Boy, I don’t know. It’s tough with the recession because people are really hurting. It is not an ideological problem now, it is just systemic. Everyone is trying to stay above water. I’m not sure any of my creative ideas are going to help with purely financial issues. I love to see choral music and arts in general move toward a more capitalist model. The government doesn’t seem to be helping us, and, of course, we should continue lobbying for that, but I am not expecting any time soon for them to turn to a European model where they fund all these orchestras and choruses. So in that absence then, I think we need to get very savvy about how to make money. And it can’t only be worrying about foundations and private donations. These things, of course, are helpful, but I think that throughout the country, as I have been talking to people, there is this reality happening—that someone who could give $100,000 last year can only give $10,000 this year. Suddenly now arts programs have $90,000 holes in their budget. That’s...

Shocking?

Yeah, it’s shocking. And I think it’s an incredibly weak place for an organization to be. Because your entire program can fall on a single or a couple of elements like that. So I think there needs to be better capitalist models, better ways of actually making money. And one way is, I think, to increase ticket sales. And two, I feel like musician unions have got to sit down and solve this. They have got to quit holding on to these old models or they will kill the whole thing. It is not just the pay scales. For instance, they hold on so desperately on to union recordings. You can’t even release them. I know as a composer, often times I can’t even actually get recordings that were made of the pieces for me to hear. They’re archived; the union won’t allow them to be heard. I think it’s just crazy. It’s isolating them even more.
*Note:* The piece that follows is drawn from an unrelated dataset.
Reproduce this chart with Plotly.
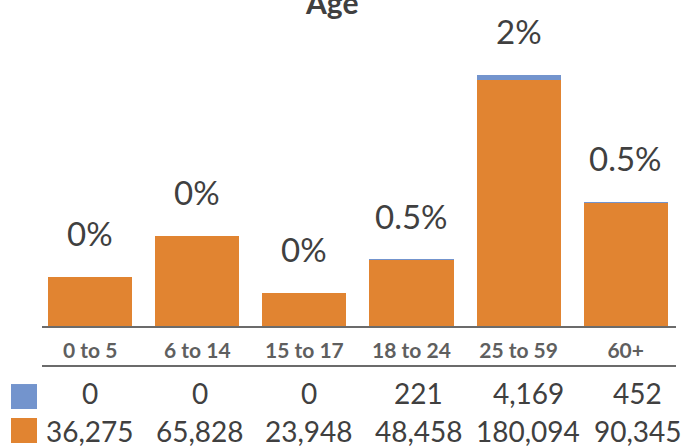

I lived in Vegas, went to school there 1988-1995, and I saw a sea of change. In 1985, it was a Mecca for jazz musicians. There were people who had been playing there since the 50s and hundreds of hundreds of casino jobs. By the time I left in 1995, nothing. It was because the musicians had a strong strike. They struck for an entire year, walking up and down the boulevard and finally the casinos said well, we don’t need live music then. No one’s going to notice. It just sort of decimated that [industry]. And I feel that a reckoning like that is coming for the classical world if we’re not careful.